- Born: 10 February 1931 Rampur, Rampur State, British India
- Died: 5 July 2021 (aged 90) Lahore, Punjab, Pakistan
- Occupations: Short story writer, novelist, translator, journalist and columnist
- Awards: 2010 – Pride of Performance Award by the President of Pakistan 2015 – Sitara-i-Imtiaz Award by the Government of Pakistan

= Masood Ashar =

Pakistani novelist, translator, columnist (died 2021)

Masood Ahmad Khan (Urdu: ‎; Masʻūd Ashʻar; 10 February 1931 - 5 July 2021), better known as Masood Ashar, was a Pakistani Urdu short story writer, novelist, journalist, columnist and translator. On 23 March 2010, he was awarded the Pride of Performance by the President of Pakistan. In 2015, he received the Sitara-i-Imtiaz, third-highest civilian award of Pakistan.

== Early life ==
Masood Ashar was born on 10 February 1931, in Rampur, Uttar Pradesh, India. Ashar completed his early education from the Madrasa-i-Aliya in Rampur. He did his matriculation from Allahabad board in 1948 and did his graduation from Agra.

== Career ==
In 1951, Ashar migrated to Pakistan after completing his graduation and lived in Lahore and Multan where he worked for Zamindar, Daily Imroze, Roznama Ahsan and weekly Aasaar. In 1954, when he joined Urdu Daily Imroze as senior sub-editor then during that period Ahmed Nadeem Qasmi was the editor of Imroz. In 1958, Masood Ashar became the resident editor of Imroz, Multan.
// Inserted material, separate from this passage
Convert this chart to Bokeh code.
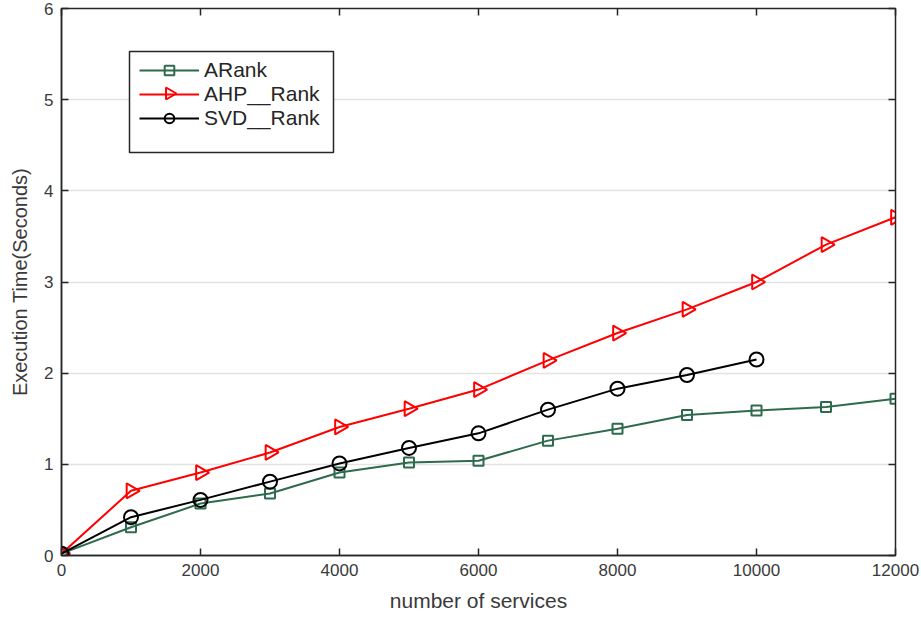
import math
from bokeh.plotting import figure
from bokeh.models import (Range1d, LinearAxis, Legend, LegendItem, FixedTicker,
                          CustomJSTickFormatter)
from bokeh.embed import file_html
from bokeh.resources import INLINE

services = [0, 1000, 2000, 3000, 4000, 5000, 6000, 7000, 8000, 9000, 10000, 11000, 12000]
arank = [0.02, 0.31, 0.57, 0.68, 0.91, 1.02, 1.04, 1.26, 1.39, 1.54, 1.59, 1.63, 1.72]
ahp_rank = [0.02, 0.71, 0.91, 1.13, 1.41, 1.61, 1.82, 2.14, 2.44, 2.70, 3.00, 3.41, 3.71]
svd_services = [0, 1000, 2000, 3000, 4000, 5000, 6000, 7000, 8000, 9000, 10000]
svd_rank = [0.02, 0.42, 0.61, 0.81, 1.01, 1.18, 1.34, 1.60, 1.83, 1.98, 2.15]

x_ticks = [0, 2000, 4000, 6000, 8000, 10000, 12000]
y_ticks = [0, 1, 2, 3, 4, 5, 6]

FONT = "Liberation Sans"
AXC = "#262626"
LBL = "#3a3a3a"
GREEN = "#2e6b4c"

FW, FH = 834, 547
XMAX, YMAX = 12000, 6

p = figure(frame_width=FW, frame_height=FH, output_backend="svg", toolbar_location=None,
           x_range=Range1d(0, XMAX), y_range=Range1d(0, YMAX),
           min_border_left=61, min_border_right=24, min_border_top=8, min_border_bottom=60)
p.background_fill_color = "white"
p.border_fill_color = "white"
p.outline_line_color = AXC
p.outline_line_width = 1.5

for ax in [p.xaxis[0], p.yaxis[0]]:
    ax.axis_line_color = AXC
    ax.axis_line_width = 1.5
    ax.major_tick_line_color = AXC
    ax.major_tick_line_width = 1.5
    ax.major_tick_in = 7
    ax.major_tick_out = 0
    ax.minor_tick_line_color = None
    ax.major_label_text_font = FONT
    ax.major_label_text_font_size = "17px"
    ax.major_label_text_color = LBL
    ax.axis_label_text_font = FONT
    ax.axis_label_text_font_style = "normal"
    ax.axis_label_text_color = LBL

p.xaxis[0].axis_label_text_font_size = "21px"
p.yaxis[0].axis_label_text_font_size = "20px"
p.xaxis[0].ticker = FixedTicker(ticks=x_ticks)
p.yaxis[0].ticker = FixedTicker(ticks=y_ticks)
p.xaxis[0].axis_label = "number of services"
p.yaxis[0].axis_label = "Execution Time(Seconds)"
p.xaxis[0].major_label_standoff = 8
p.yaxis[0].major_label_standoff = 8
p.xaxis[0].axis_label_standoff = 10
p.yaxis[0].axis_label_standoff = 10

blank = CustomJSTickFormatter(code="return ''")
top_ax = LinearAxis(ticker=FixedTicker(ticks=x_ticks), formatter=blank,
                    major_tick_in=7, major_tick_out=0, minor_tick_line_color=None,
                    axis_line_color=AXC, major_tick_line_color=AXC, major_tick_line_width=1.5,
                    major_label_standoff=0)
right_ax = LinearAxis(ticker=FixedTicker(ticks=y_ticks), formatter=blank,
                      major_tick_in=7, major_tick_out=0, minor_tick_line_color=None,
                      axis_line_color=AXC, major_tick_line_color=AXC, major_tick_line_width=1.5,
                      major_label_standoff=0)
p.add_layout(top_ax, "above")
p.add_layout(right_ax, "right")

p.xgrid.grid_line_color = None
p.ygrid.grid_line_color = "#e3e3e3"
p.ygrid.grid_line_width = 1.5
p.ygrid.ticker = FixedTicker(ticks=y_ticks)

# legend geometry in frame pixels (box from top-left of the frame)
BOX_X, BOX_TOP, BOX_W, BOX_H = 68, 43, 204, 101
PAD, ROW, GW = 6, 24, 60
LEG_X = BOX_X + 4
LEG_H = 2 * PAD + 3 * ROW
LEG_DX, LEG_DY = 6, 5  # measured offset of Bokeh's legend placement


def px_x(v):
    return v / FW * XMAX


def px_y(v_from_top):
    return (FH - v_from_top) / FH * YMAX


# legend frame (white box, drawn above the grid)
p.quad(left=[px_x(BOX_X)], right=[px_x(BOX_X + BOX_W)],
       top=[px_y(BOX_TOP)], bottom=[px_y(BOX_TOP + BOX_H)],
       fill_color="white", line_color=AXC, line_width=1.5)

l1 = p.line(services, arank, line_color=GREEN, line_width=2)
s1 = p.scatter(services, arank, marker="square", size=10, fill_color=None,
               line_color=GREEN, line_width=2)
l2 = p.line(services, ahp_rank, line_color="#ff0000", line_width=2)
s2 = p.scatter(services, ahp_rank, marker="triangle", size=15, angle=-math.pi / 2,
               fill_color=None, line_color="#ff0000", line_width=2)
l3 = p.line(svd_services, svd_rank, line_color="black", line_width=2)
s3 = p.scatter(svd_services, svd_rank, marker="circle", size=14, fill_color=None,
               line_color="black", line_width=2)

legend = Legend(items=[
    LegendItem(label="ARank", renderers=[l1, s1]),
    LegendItem(label="AHP__Rank", renderers=[l2]),
    LegendItem(label="SVD__Rank", renderers=[l3, s3]),
], location=(LEG_X + LEG_DX, FH - BOX_TOP - LEG_H + LEG_DY))
legend.glyph_width = GW
legend.glyph_height = ROW
legend.label_height = ROW
legend.label_width = 119
legend.label_standoff = 5
legend.spacing = 0
legend.padding = PAD
legend.margin = 0
legend.border_line_color = None
legend.background_fill_alpha = 0
legend.label_text_font = FONT
legend.label_text_font_size = "21px"
legend.label_text_color = "#262626"
p.add_layout(legend, "center")

# right-pointing legend key for AHP__Rank (legends never rotate markers)
p.scatter([px_x(LEG_X + PAD + GW / 2)], [px_y(BOX_TOP + PAD + ROW + ROW / 2)],
          marker="triangle", size=12, angle=-math.pi / 2, fill_color=None,
          line_color="#ff0000", line_width=2)

open("out.html", "w").write(file_html(p, INLINE))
In 1978, during Gen Zia’s dictatorial regime, when massacre at Multan Colony Textile Mills happened then Masood Ashar printed the news of the accident in Daily Imroze. As a punishment, he was transferred from Multan to Lahore. In 1983, he was sacked from his job when he signed a demand for revival of democracy in the country. In 1988, during the government of Benazir Bhutto, he was reinstated to his post and he retired from the newspaper, Daily Imroze as its editor. In 1992, he was associated with a publishing house called Mashal. He frequently visited literary gatherings of the Pak Tea House.

== Works ==
Masood Ashar had written several poems and short stories. In 1948, his first short story was published in Fasana, a journal from Allahabad. In 1964, after a long gap, he returned to writing short stories and his story was published in Savera. He wrote short stories, Ankhon Par Dono Hath in 1974, Saray Afsanay in 1987, Apna Ghar in 2004, Sawal Kahani in 2019. The Oxford University Press published Intikhab: Masood Ashar, a selection of Masood Ashar short stories which was edited by Asif Farrukhi.

=== As writer ===
- Pakistani Adab-1993
- Bismillah Ka Gumbad

=== As translator ===
- Zindagi Se Najat

== Death ==
Masood Ashar died in Lahore on 5 July 2021. He was buried in Lahore. Thousands of people attended his funeral.

== Awards ==
- 2010, Pride of Performance Award by the President of Pakistan.'
- 2015, Sitara-i-Imtiaz, third-highest civilian award of Pakistan.